> REQUEST
Leave out the pictures and repeat the data exactly.

[START GIVEN INFORMATION]

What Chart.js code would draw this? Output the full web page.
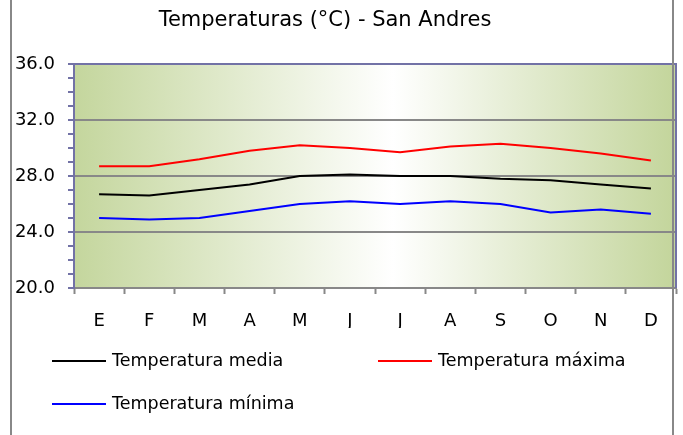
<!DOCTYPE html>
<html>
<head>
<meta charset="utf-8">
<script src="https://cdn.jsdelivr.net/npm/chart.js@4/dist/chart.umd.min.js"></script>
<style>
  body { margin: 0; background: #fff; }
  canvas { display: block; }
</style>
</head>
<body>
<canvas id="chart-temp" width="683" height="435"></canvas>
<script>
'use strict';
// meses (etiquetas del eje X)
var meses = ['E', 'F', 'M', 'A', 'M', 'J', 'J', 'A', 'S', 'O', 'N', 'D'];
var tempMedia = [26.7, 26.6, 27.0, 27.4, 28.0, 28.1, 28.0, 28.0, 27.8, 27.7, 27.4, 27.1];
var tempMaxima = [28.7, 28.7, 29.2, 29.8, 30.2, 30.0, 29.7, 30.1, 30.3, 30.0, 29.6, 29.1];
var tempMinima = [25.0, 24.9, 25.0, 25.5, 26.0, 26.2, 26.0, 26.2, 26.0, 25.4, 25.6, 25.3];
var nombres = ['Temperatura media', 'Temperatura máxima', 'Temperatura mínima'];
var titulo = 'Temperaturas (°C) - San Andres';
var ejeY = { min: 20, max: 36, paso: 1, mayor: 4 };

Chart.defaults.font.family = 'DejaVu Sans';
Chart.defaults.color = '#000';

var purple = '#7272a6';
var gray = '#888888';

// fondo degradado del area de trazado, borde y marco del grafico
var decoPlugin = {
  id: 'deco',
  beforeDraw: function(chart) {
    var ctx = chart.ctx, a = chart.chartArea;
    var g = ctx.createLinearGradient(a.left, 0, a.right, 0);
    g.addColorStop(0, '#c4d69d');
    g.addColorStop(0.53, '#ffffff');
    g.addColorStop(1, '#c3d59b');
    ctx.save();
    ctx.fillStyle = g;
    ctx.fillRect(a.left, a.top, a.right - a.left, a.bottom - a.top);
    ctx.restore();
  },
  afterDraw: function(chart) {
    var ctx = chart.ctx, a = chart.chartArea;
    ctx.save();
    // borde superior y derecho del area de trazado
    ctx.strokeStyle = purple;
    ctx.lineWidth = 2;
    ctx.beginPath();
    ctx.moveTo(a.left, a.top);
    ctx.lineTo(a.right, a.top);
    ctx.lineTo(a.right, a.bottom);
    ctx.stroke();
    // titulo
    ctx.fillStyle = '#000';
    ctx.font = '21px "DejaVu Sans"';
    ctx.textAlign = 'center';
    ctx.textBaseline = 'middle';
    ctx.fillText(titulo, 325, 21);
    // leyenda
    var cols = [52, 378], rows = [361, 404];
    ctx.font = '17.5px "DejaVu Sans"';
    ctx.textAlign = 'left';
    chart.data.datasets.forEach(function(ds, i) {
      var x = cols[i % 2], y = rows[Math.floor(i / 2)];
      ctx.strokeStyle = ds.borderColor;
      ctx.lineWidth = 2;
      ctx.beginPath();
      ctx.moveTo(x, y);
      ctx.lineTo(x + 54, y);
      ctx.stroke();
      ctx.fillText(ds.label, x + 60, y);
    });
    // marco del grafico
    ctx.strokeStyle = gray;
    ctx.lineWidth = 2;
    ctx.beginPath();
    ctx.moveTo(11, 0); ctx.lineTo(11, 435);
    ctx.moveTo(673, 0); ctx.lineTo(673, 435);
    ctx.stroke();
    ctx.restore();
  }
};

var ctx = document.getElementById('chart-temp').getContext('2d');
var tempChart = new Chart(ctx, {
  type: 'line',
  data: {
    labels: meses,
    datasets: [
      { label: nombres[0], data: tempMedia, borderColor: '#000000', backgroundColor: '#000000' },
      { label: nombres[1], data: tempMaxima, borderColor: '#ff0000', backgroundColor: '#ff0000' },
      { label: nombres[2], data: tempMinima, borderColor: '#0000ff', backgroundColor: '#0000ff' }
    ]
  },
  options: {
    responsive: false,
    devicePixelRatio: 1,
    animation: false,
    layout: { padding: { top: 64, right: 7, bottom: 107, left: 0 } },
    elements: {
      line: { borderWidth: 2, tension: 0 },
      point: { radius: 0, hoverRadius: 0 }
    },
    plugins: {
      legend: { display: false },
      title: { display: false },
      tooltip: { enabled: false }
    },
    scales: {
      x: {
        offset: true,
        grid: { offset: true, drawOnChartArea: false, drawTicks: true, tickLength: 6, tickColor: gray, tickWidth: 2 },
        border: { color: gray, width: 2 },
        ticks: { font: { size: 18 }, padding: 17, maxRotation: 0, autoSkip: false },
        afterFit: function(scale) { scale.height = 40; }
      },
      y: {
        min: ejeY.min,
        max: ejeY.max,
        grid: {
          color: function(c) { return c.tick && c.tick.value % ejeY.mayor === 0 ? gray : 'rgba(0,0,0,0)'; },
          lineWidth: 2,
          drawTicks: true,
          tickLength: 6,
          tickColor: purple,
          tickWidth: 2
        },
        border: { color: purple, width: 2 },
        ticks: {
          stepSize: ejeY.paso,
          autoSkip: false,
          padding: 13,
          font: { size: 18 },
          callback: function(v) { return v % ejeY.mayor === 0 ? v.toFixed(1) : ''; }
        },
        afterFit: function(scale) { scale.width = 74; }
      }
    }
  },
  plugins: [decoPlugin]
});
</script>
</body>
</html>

[END GIVEN INFORMATION]

> EXERCISE SOLUTION
What Chart.js code would draw this? Output the full web page.
<!DOCTYPE html>
<html>
<head>
<meta charset="utf-8">
<script src="https://cdn.jsdelivr.net/npm/chart.js@4/dist/chart.umd.min.js"></script>
<style>
  body { margin: 0; background: #fff; }
  canvas { display: block; }
</style>
</head>
<body>
<canvas id="chart-temp" width="683" height="435"></canvas>
<script>
'use strict';
// meses (etiquetas del eje X)
var meses = ['E', 'F', 'M', 'A', 'M', 'J', 'J', 'A', 'S', 'O', 'N', 'D'];
var tempMedia = [26.7, 26.6, 27.0, 27.4, 28.0, 28.1, 28.0, 28.0, 27.8, 27.7, 27.4, 27.1];
var tempMaxima = [28.7, 28.7, 29.2, 29.8, 30.2, 30.0, 29.7, 30.1, 30.3, 30.0, 29.6, 29.1];
var tempMinima = [25.0, 24.9, 25.0, 25.5, 26.0, 26.2, 26.0, 26.2, 26.0, 25.4, 25.6, 25.3];
var nombres = ['Temperatura media', 'Temperatura máxima', 'Temperatura mínima'];
var titulo = 'Temperaturas (°C) - San Andres';
var ejeY = { min: 20, max: 36, paso: 1, mayor: 4 };

Chart.defaults.font.family = 'DejaVu Sans';
Chart.defaults.color = '#000';

var purple = '#7272a6';
var gray = '#888888';

// fondo degradado del area de trazado, borde y marco del grafico
var decoPlugin = {
  id: 'deco',
  beforeDraw: function(chart) {
    var ctx = chart.ctx, a = chart.chartArea;
    var g = ctx.createLinearGradient(a.left, 0, a.right, 0);
    g.addColorStop(0, '#c4d69d');
    g.addColorStop(0.53, '#ffffff');
    g.addColorStop(1, '#c3d59b');
    ctx.save();
    ctx.fillStyle = g;
    ctx.fillRect(a.left, a.top, a.right - a.left, a.bottom - a.top);
    ctx.restore();
  },
  afterDraw: function(chart) {
    var ctx = chart.ctx, a = chart.chartArea;
    ctx.save();
    // borde superior y derecho del area de trazado
    ctx.strokeStyle = purple;
    ctx.lineWidth = 2;
    ctx.beginPath();
    ctx.moveTo(a.left, a.top);
    ctx.lineTo(a.right, a.top);
    ctx.lineTo(a.right, a.bottom);
    ctx.stroke();
    // titulo
    ctx.fillStyle = '#000';
    ctx.font = '21px "DejaVu Sans"';
    ctx.textAlign = 'center';
    ctx.textBaseline = 'middle';
    ctx.fillText(titulo, 325, 21);
    // leyenda
    var cols = [52, 378], rows = [361, 404];
    ctx.font = '17.5px "DejaVu Sans"';
    ctx.textAlign = 'left';
    chart.data.datasets.forEach(function(ds, i) {
      var x = cols[i % 2], y = rows[Math.floor(i / 2)];
      ctx.strokeStyle = ds.borderColor;
      ctx.lineWidth = 2;
      ctx.beginPath();
      ctx.moveTo(x, y);
      ctx.lineTo(x + 54, y);
      ctx.stroke();
      ctx.fillText(ds.label, x + 60, y);
    });
    // marco del grafico
    ctx.strokeStyle = gray;
    ctx.lineWidth = 2;
    ctx.beginPath();
    ctx.moveTo(11, 0); ctx.lineTo(11, 435);
    ctx.moveTo(673, 0); ctx.lineTo(673, 435);
    ctx.stroke();
    ctx.restore();
  }
};

var ctx = document.getElementById('chart-temp').getContext('2d');
var tempChart = new Chart(ctx, {
  type: 'line',
  data: {
    labels: meses,
    datasets: [
      { label: nombres[0], data: tempMedia, borderColor: '#000000', backgroundColor: '#000000' },
      { label: nombres[1], data: tempMaxima, borderColor: '#ff0000', backgroundColor: '#ff0000' },
      { label: nombres[2], data: tempMinima, borderColor: '#0000ff', backgroundColor: '#0000ff' }
    ]
  },
  options: {
    responsive: false,
    devicePixelRatio: 1,
    animation: false,
    layout: { padding: { top: 64, right: 7, bottom: 107, left: 0 } },
    elements: {
      line: { borderWidth: 2, tension: 0 },
      point: { radius: 0, hoverRadius: 0 }
    },
    plugins: {
      legend: { display: false },
      title: { display: false },
      tooltip: { enabled: false }
    },
    scales: {
      x: {
        offset: true,
        grid: { offset: true, drawOnChartArea: false, drawTicks: true, tickLength: 6, tickColor: gray, tickWidth: 2 },
        border: { color: gray, width: 2 },
        ticks: { font: { size: 18 }, padding: 17, maxRotation: 0, autoSkip: false },
        afterFit: function(scale) { scale.height = 40; }
      },
      y: {
        min: ejeY.min,
        max: ejeY.max,
        grid: {
          color: function(c) { return c.tick && c.tick.value % ejeY.mayor === 0 ? gray : 'rgba(0,0,0,0)'; },
          lineWidth: 2,
          drawTicks: true,
          tickLength: 6,
          tickColor: purple,
          tickWidth: 2
        },
        border: { color: purple, width: 2 },
        ticks: {
          stepSize: ejeY.paso,
          autoSkip: false,
          padding: 13,
          font: { size: 18 },
          callback: function(v) { return v % ejeY.mayor === 0 ? v.toFixed(1) : ''; }
        },
        afterFit: function(scale) { scale.width = 74; }
      }
    }
  },
  plugins: [decoPlugin]
});
</script>
</body>
</html>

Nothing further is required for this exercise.